— BEGIN —
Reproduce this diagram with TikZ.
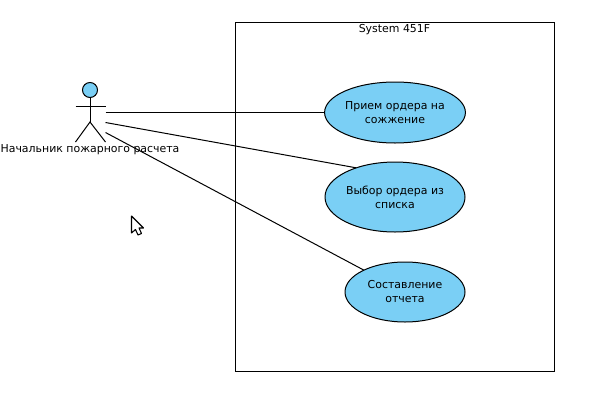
\documentclass[tikz,border=0pt]{standalone}
\usepackage{fontspec}
\setmainfont{DejaVu Sans}
\usetikzlibrary{shapes.geometric}
\definecolor{ucfill}{HTML}{7ACFF5}
\tikzset{
  px/.style={x=0.75pt,y=-0.75pt},
  usecase/.style={ellipse,draw=black,fill=ucfill,line width=0.75pt,inner sep=0pt,outer sep=0pt,align=center,font=\fontsize{8.2pt}{10.5pt}\selectfont},
  lbl/.style={inner sep=0pt,outer sep=0pt,font=\fontsize{8.2pt}{10.5pt}\selectfont},
  conn/.style={draw=black,line width=0.75pt},
  actorline/.style={draw=black,line width=0.75pt}
}
\begin{document}
\begin{tikzpicture}[px]
\useasboundingbox (0,0) rectangle (600,400);
\fill[white] (0,0) rectangle (600,400);
\node[draw=black,line width=0.75pt,minimum width=239pt,minimum height=261.75pt,inner sep=0pt,outer sep=0pt] (sys) at (394.8,196.5) {};
\node[lbl] (systitle) at (394.5,30) {System 451F};
\node[usecase,minimum width=105pt,minimum height=45.75pt] (u1) at (395,112.5) {Прием ордера на\\сожжение};
\node[usecase,minimum width=105pt,minimum height=52.5pt] (u2) at (395,197) {Выбор ордера из\\списка};
\node[usecase,minimum width=90pt,minimum height=45pt] (u3) at (405,292) {Составление\\отчета};
% actor
\node[circle,draw=black,fill=ucfill,line width=0.75pt,minimum size=11.25pt,inner sep=0pt,outer sep=0pt] (head) at (90,90) {};
\coordinate (hip) at (90,122);
\coordinate (arml) at (75.5,106);
\coordinate (armr) at (105.5,106);
\coordinate (legl) at (75.5,142);
\coordinate (legr) at (105.5,142);
\draw[actorline] (head.south) -- (hip);
\draw[actorline] (arml) -- (armr);
\draw[actorline] (legl) -- (hip) -- (legr);
\node[lbl] (actorlabel) at (90,150) {Начальник пожарного расчета};
\coordinate (a1) at (105.5,112.5);
\coordinate (a2) at (105.5,122.5);
\coordinate (a3) at (105.5,132.5);
\draw[conn] (a1) -- (u1.west);
\draw[conn] (a2) -- (u2.143.6);
\draw[conn] (a3) -- (u3.152.9);
% cursor
\draw[black,fill=white,line width=0.8pt,line join=round] (131.5,216) -- (131.5,233) -- (135.5,229.5) -- (138,235) -- (141.5,233.5) -- (139,228) -- (143.5,228) -- cycle;
\end{tikzpicture}
\end{document}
— END —
Transcribe the material exactly, and leave out whatever pictures it holds.

Reproduce this diagram with TikZ.
\documentclass[tikz,border=0pt]{standalone}
\usepackage{fontspec}
\setmainfont{DejaVu Sans}
\usetikzlibrary{shapes.geometric}
\definecolor{ucfill}{HTML}{7ACFF5}
\tikzset{
  px/.style={x=0.75pt,y=-0.75pt},
  usecase/.style={ellipse,draw=black,fill=ucfill,line width=0.75pt,inner sep=0pt,outer sep=0pt,align=center,font=\fontsize{8.2pt}{10.5pt}\selectfont},
  lbl/.style={inner sep=0pt,outer sep=0pt,font=\fontsize{8.2pt}{10.5pt}\selectfont},
  conn/.style={draw=black,line width=0.75pt},
  actorline/.style={draw=black,line width=0.75pt}
}
\begin{document}
\begin{tikzpicture}[px]
\useasboundingbox (0,0) rectangle (600,400);
\fill[white] (0,0) rectangle (600,400);
\node[draw=black,line width=0.75pt,minimum width=239pt,minimum height=261.75pt,inner sep=0pt,outer sep=0pt] (sys) at (394.8,196.5) {};
\node[lbl] (systitle) at (394.5,30) {System 451F};
\node[usecase,minimum width=105pt,minimum height=45.75pt] (u1) at (395,112.5) {Прием ордера на\\сожжение};
\node[usecase,minimum width=105pt,minimum height=52.5pt] (u2) at (395,197) {Выбор ордера из\\списка};
\node[usecase,minimum width=90pt,minimum height=45pt] (u3) at (405,292) {Составление\\отчета};
% actor
\node[circle,draw=black,fill=ucfill,line width=0.75pt,minimum size=11.25pt,inner sep=0pt,outer sep=0pt] (head) at (90,90) {};
\coordinate (hip) at (90,122);
\coordinate (arml) at (75.5,106);
\coordinate (armr) at (105.5,106);
\coordinate (legl) at (75.5,142);
\coordinate (legr) at (105.5,142);
\draw[actorline] (head.south) -- (hip);
\draw[actorline] (arml) -- (armr);
\draw[actorline] (legl) -- (hip) -- (legr);
\node[lbl] (actorlabel) at (90,150) {Начальник пожарного расчета};
\coordinate (a1) at (105.5,112.5);
\coordinate (a2) at (105.5,122.5);
\coordinate (a3) at (105.5,132.5);
\draw[conn] (a1) -- (u1.west);
\draw[conn] (a2) -- (u2.143.6);
\draw[conn] (a3) -- (u3.152.9);
% cursor
\draw[black,fill=white,line width=0.8pt,line join=round] (131.5,216) -- (131.5,233) -- (135.5,229.5) -- (138,235) -- (141.5,233.5) -- (139,228) -- (143.5,228) -- cycle;
\end{tikzpicture}
\end{document}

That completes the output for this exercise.